### Given exercise
How many lines in this material include the string "What"? Answer with the number and nothing further.

--- begin Excerpted data ---

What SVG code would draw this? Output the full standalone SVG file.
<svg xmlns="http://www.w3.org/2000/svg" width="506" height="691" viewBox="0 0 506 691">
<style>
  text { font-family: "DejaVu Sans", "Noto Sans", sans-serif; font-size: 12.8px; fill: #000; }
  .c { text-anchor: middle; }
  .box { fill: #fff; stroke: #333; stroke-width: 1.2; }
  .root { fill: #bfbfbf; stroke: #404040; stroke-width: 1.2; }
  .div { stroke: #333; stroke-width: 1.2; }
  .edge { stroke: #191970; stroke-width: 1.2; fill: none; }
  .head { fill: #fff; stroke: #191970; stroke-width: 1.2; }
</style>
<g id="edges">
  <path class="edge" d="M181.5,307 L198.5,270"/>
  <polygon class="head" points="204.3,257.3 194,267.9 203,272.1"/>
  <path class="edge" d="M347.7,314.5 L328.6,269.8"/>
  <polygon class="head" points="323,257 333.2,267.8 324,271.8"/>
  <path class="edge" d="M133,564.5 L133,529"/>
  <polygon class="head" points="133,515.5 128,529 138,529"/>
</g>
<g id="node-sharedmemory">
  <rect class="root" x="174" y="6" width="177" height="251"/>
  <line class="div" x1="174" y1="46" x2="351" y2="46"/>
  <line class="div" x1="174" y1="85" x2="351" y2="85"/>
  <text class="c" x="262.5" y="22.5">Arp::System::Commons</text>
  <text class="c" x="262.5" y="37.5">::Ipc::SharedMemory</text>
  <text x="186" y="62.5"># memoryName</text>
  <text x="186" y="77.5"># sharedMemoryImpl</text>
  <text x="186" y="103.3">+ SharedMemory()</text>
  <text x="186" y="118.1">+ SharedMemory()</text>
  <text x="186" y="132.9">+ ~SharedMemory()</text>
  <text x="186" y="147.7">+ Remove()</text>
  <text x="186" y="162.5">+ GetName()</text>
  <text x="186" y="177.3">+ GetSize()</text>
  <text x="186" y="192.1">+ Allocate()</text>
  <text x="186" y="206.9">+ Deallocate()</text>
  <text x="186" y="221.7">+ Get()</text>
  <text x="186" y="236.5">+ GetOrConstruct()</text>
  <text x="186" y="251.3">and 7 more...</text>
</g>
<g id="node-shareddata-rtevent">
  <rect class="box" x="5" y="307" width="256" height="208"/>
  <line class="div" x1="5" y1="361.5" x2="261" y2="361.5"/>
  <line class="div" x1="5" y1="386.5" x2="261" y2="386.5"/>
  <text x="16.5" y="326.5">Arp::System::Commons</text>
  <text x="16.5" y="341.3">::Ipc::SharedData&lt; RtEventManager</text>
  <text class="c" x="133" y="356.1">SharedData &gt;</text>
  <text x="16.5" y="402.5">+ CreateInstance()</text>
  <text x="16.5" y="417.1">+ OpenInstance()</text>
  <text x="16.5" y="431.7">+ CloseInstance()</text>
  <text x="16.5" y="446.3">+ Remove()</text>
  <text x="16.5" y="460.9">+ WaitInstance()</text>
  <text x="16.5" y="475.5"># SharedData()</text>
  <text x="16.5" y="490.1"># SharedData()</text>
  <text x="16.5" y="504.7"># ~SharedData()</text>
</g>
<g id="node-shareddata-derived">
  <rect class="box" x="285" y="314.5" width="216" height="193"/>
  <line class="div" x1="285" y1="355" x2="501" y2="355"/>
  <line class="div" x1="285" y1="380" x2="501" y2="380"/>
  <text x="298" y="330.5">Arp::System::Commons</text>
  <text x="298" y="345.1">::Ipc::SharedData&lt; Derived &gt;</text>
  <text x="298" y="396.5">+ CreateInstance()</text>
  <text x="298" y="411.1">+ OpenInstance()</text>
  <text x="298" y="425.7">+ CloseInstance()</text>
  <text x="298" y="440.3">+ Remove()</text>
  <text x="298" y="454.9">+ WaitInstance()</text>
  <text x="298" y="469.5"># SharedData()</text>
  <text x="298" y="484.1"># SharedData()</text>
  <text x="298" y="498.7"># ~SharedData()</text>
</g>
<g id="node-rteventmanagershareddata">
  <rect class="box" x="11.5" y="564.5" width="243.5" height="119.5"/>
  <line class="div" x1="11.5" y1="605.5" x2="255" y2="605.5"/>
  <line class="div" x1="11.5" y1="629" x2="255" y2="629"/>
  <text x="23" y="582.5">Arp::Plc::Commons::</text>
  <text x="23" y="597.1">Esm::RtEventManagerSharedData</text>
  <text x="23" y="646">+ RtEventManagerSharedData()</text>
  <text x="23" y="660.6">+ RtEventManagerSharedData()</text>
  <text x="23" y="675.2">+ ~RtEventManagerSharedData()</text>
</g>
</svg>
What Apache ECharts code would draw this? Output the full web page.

--- end Excerpted data ---

### Response to this exercise
2